Maggie: a 70 year-old wife of an abusive husband. I don’t really know why my mind always jumped to her first. I often wrote about her world, morphing the grotesque details of the events in her life into colorful words that give people shivers when they read about her and her son. Maggie was fictional, of course, but I identified with her more than I’d ever really identified with another person. I loved thinking about Maggie, especially when nobody was concerned with what I was thinking about. Some days I’d be in class with my notebook and people glare over my shoulder in disgust of seeing the words describing the way Maggie’s husband looked at her son. To me, it was recording, giving Maggie a voice. To them, it was disgusting, regardless of whose voice it was. So that day in the park, sitting in my dress with my notebook and not a care in the world, those are the kind of days I liked to think about Maggie the most.
That very day as I sat up against my favorite rock on the edge of the water, Maggie was telling me about the first time that her son found out she had known what her husband was doing since the day that it first happened. Her words shook as they transferred onto the notebook, as I was taken back into a world that exists beyond here. The runners would pass me in the sunshine, and the rhythmical pattern of their steps would take me further onto the page and the sound of the river at my feet was constant; calming. I felt beautiful; but not in the way that people saw me. Sure, I was physically attractive in the moment. I had my dress draping perfectly over my lap and my hair curling and flowing over my shoulder as if it went on forever. And my eyes… I mean, I knew I was pretty, but pretty isn’t what I felt. It was something that only I could understand in that moment: free, like I was glowing from the inside out in a way that only I was able to experience.
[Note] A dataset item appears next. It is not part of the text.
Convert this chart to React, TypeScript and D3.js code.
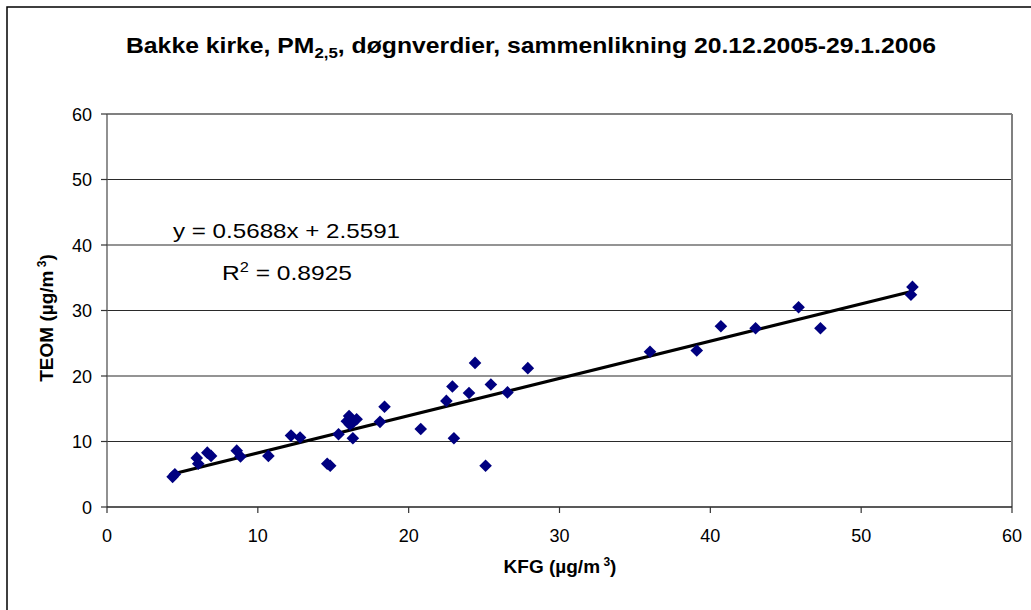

Even though that ten seconds of unexplainable beauty had felt like hours in the moment, that moment didn’t last as long as I had hoped it would. I was dancing with Maggie’s dark nostalgic words across the page when the sunshine was taken from the sky, and within an instant I was brought back to being plain old Jamie Rae, the recorder. The sun wasn’t exactly stolen, rather just blocked… by a stranger. It was a tall, broad shouldered man with perfect hair and a face that could stop a thousand hearts; exactly the kind of guy that I had turned away time and time again. He just sort of, well, stood there. He stared, and I stared back. I had examined every distinct feature of his face, every perfect curl in his hair, the intricate sharpness of his jawline. I stared back until the silence had passed the point of tolerable and began easing into awkward. His perfect jawline hesitated to move as if he was confused as to what to say next. Rather, what to say at all. It seemed as if he had planned out his approach until the exact moment that he arrived in front of me. As he hesitated, he finally took a deep breath, glancing quickly at his feet he then looked up at me once again. “Why would a girl like you ever have anything to do with a guy like me?” I stood up from the ground, confused but intrigued. It took me a minute to look back at him, because I knew he was just like every other one. I liked being alone. My world worked for me. I wasn’t willing to leave it just to be his newest pretty girl hanging off his arm. I didn’t even know who he was, but something about him made me want to find out. I repeated his question he had asked a million times over in my head before I was even realized he was waiting for an answer. He stood there patiently, just as caught up in the moment as I seemed to be. It wasn’t romantic; it was just perfectly awkward in a way that that seemed habitual. Why would I ever have anything to do with a guy like that? “Why not?”